I cannot ascribe to the philosophy of electing a Trump simply because he vows to “change everything”. One does not simply throw out the baby with the bathwater. Surely there are some things within our nation, within our government that need to be changed, that must be changed. But we must do so with caution, and only after reviewing all the options and selecting the one that will provide the most benefit with the least amount of disruption. That type of analysis can be done only by those who understand the options and who are able to rationally assess the potential outcomes of each. A man who simply wants to “build a wall”, or get rid of NATO, or deport immigrants, without any knowledge of how these things would affect the well-being of the nation and its citizens, not to mention the rest of the world, is not being analytical, he is being impulsive.

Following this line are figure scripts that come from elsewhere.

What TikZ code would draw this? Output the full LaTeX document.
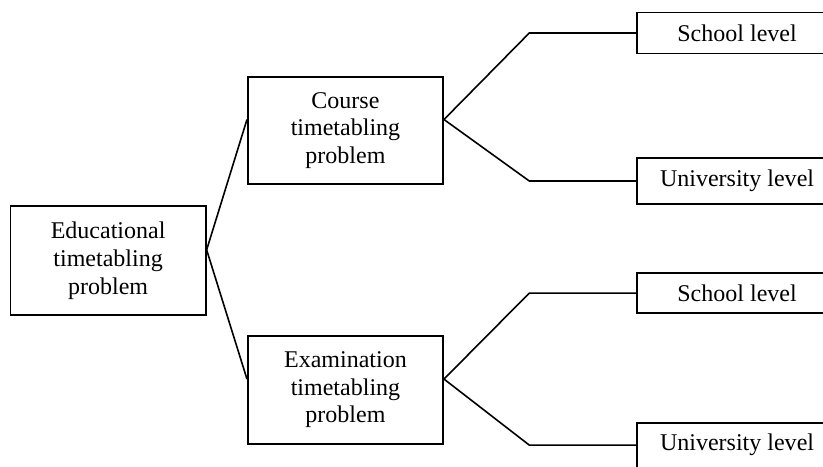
\documentclass[tikz,border=0pt]{standalone}
\usepackage{fontspec}
\setmainfont{Liberation Serif}
\usepackage{tikz}
\usepackage{xcolor}

\begin{document}
\begin{tikzpicture}[
		box/.style={draw={ALMOST_BLACK}, line width={0.9pt}, align=center, inner sep={0pt}, font={\fontsize{12}{13.8}\selectfont}},
		mainbox/.style={box, minimum width={3.43cm}, minimum height={1.90cm}},
		levelbox/.style={box, minimum width={3.51cm}, minimum height={0.76cm}},
		link/.style={draw={ALMOST_BLACK}, line width={0.8pt}}
	]
				\definecolor{ALMOST_BLACK}{RGB}{0, 0, 0}
				\useasboundingbox (0.00cm, 0.00cm) rectangle (14.46cm, -8.19cm);
				\clip (0.00cm, 0.00cm) rectangle (14.46cm, -8.19cm);

				\node[mainbox, minimum height={1.92cm}] (edu) at (1.90cm, -4.58cm) {Educational\\timetabling\\problem};
				\node[mainbox, minimum height={1.88cm}] (course) at (6.07cm, -2.29cm) {Course\\timetabling\\problem};
				\node[mainbox] (exam) at (6.07cm, -6.85cm) {Examination\\timetabling\\problem};

				\node[levelbox, minimum height={0.72cm}] (course_school) at (12.95cm, -0.58cm) {School level};
				\node[levelbox, minimum height={0.81cm}] (course_univ) at (12.95cm, -3.18cm) {University level};
				\node[levelbox, minimum height={0.70cm}] (exam_school) at (12.95cm, -5.15cm) {School level};
				\node[levelbox, minimum height={0.79cm}] (exam_univ) at (12.95cm, -7.82cm) {University level};

				\draw[link] (course.west) ++(0cm, 0.19cm) -- ([yshift={0.19cm}]edu.east) -- ([yshift={0.19cm}]exam.west);

				\draw[link] (course_school.west) -- ([xshift={-1.88cm}]course_school.west) -- ([yshift={0.19cm}]course.east)
 -- ([xshift={-1.88cm}]course_univ.west) -- (course_univ.west);
				\draw[link] (exam_school.west) -- ([xshift={-1.88cm}]exam_school.west) -- ([yshift={0.19cm}]exam.east)
 -- ([xshift={-1.88cm}]exam_univ.west) -- (exam_univ.west);

			\end{tikzpicture}
\end{document}
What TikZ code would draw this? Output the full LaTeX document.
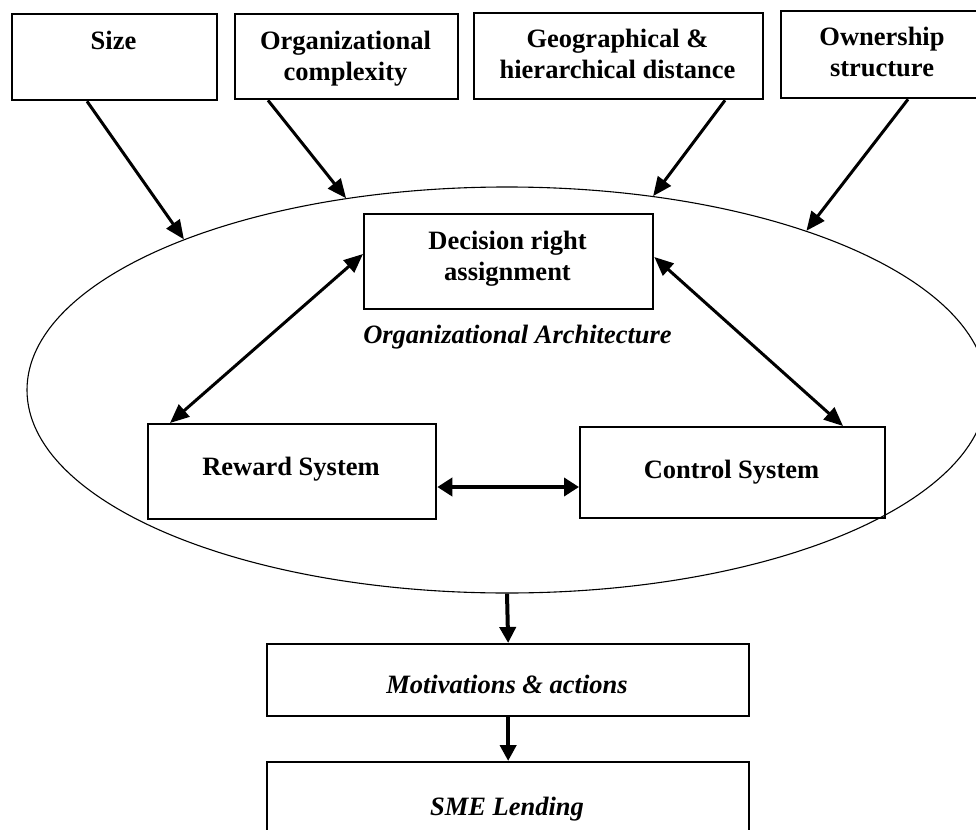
\documentclass[tikz,border=0pt]{standalone}
\usepackage{fontspec}
\setmainfont{Liberation Serif}
\usetikzlibrary{arrows.meta,shapes.geometric,calc}
\begin{document}
\begin{tikzpicture}[x=1pt,y=-1pt,
  box/.style={draw,line width=2.3pt,rectangle,inner sep=0pt,anchor=north west},
  lbl/.style={font=\fontsize{26.5}{31}\selectfont\bfseries,align=center,inner sep=0pt,anchor=base},
  ilbl/.style={font=\fontsize{26.5}{31}\selectfont\bfseries\itshape,inner sep=0pt,anchor=base},
  arr/.style={line width=3pt,-{Triangle[length=19pt,width=16pt]}},
  darr/.style={line width=3pt,{Triangle[length=19pt,width=16pt]}-{Triangle[length=19pt,width=16pt]}},
  harr/.style={line width=4pt,{Triangle[length=15pt,width=18pt]}-{Triangle[length=15pt,width=18pt]}},
  varr/.style={line width=4pt,-{Triangle[length=16pt,width=16pt]}}]
\useasboundingbox (0,0) rectangle (976,829);

% organizational architecture ellipse
\node[draw,ellipse,line width=1.1pt,minimum width=960pt,minimum height=406pt,inner sep=0pt] (arch) at (507,390) {};

% determinants on top (multi-line labels are placed by their last baseline)
\node[box,minimum width=205pt,minimum height=86pt] (size) at (11,13) {};
\node[lbl] (sizet) at (113.5,50) {Size};
\node[box,minimum width=223pt,minimum height=85pt] (org) at (234,13) {};
\node[lbl] (orgt) at (345.5,81) {Organizational\\complexity};
\node[box,minimum width=289pt,minimum height=86pt] (geo) at (473,12) {};
\node[lbl] (geot) at (617.5,79) {Geographical \&\\hierarchical distance};
\node[box,minimum width=210pt,minimum height=87pt] (own) at (780,10) {};
\node[lbl] (ownt) at (882,77) {Ownership\\structure};

% inner components
\node[box,minimum width=289pt,minimum height=95pt] (dec) at (363,213) {};
\node[lbl] (dect) at (507.5,280) {Decision right\\assignment};
\node[ilbl] (archt) at (517.5,343) {Organizational Architecture};
\node[box,minimum width=288pt,minimum height=95pt] (rew) at (147,423) {};
\node[lbl] (rewt) at (291,475) {Reward System};
\node[box,minimum width=305pt,minimum height=91pt] (ctl) at (579,426) {};
\node[lbl] (ctlt) at (731.5,478) {Control System};

% outcomes
\node[box,minimum width=482pt,minimum height=72pt] (mot) at (266,643) {};
\node[ilbl] (mott) at (507,693) {Motivations \& actions};
\node[box,minimum width=482pt,minimum height=80pt] (sme) at (266,761) {};
\node[ilbl] (smet) at (507,815) {SME Lending};

% influences on the architecture
\draw[arr] ($(size.south west)+(76,0)$) -- (arch.155.4);
\draw[arr] ($(org.south west)+(34,0)$) -- (arch.130.8);
\draw[arr] ($(geo.south west)+(252,0)$) -- (arch.53.6);
\draw[arr] ($(own.south west)+(128,0)$) -- (arch.28.5);

% links inside the architecture
\draw[darr] ($(dec.north west)+(0,41)$) -- ($(rew.north west)+(23,0)$);
\draw[darr] ($(dec.north east)+(0,44)$) -- ($(ctl.north west)+(264,0)$);
\draw[harr] ($(rew.north east)+(0,64)$) -- ($(ctl.north west)+(0,61)$);

% downstream flow
\draw[varr] (arch.south) -- (mot.north);
\draw[varr] (mot.south) -- (sme.north);
\end{tikzpicture}
\end{document}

At some point in our lives, we have all learned that impulsive actions usually carry a high price.
Our system of government has been working for well over 200 years, and it continues to work pretty well today, though it is not perfect and never can be. Those who would impulsively vote Trump into office without consideration of the likely results of his “changes” need to start thinking long and hard. It is not okay to just say you are voting for him because he will bring about change. You need to be able to identify the change and quantify the results. You need to be well-versed enough to give some reason other than because you want change.
I might want a new home, but I am not going to move into a hovel just because it will be a change. I may want a new clothes dryer, but I am going to determine whether it would be wiser to repair the old one or purchase a new one. A man or a woman may want to change his/her life by getting married, but they must be very, very careful about that choice, for the wrong choice could ruin their lives. And isn’t our leadership, our government, the man who holds the key to our lives a more important decision than a new home or clothes dryer? Change may seem an easy choice, but the consequences may be everlasting. Think about it.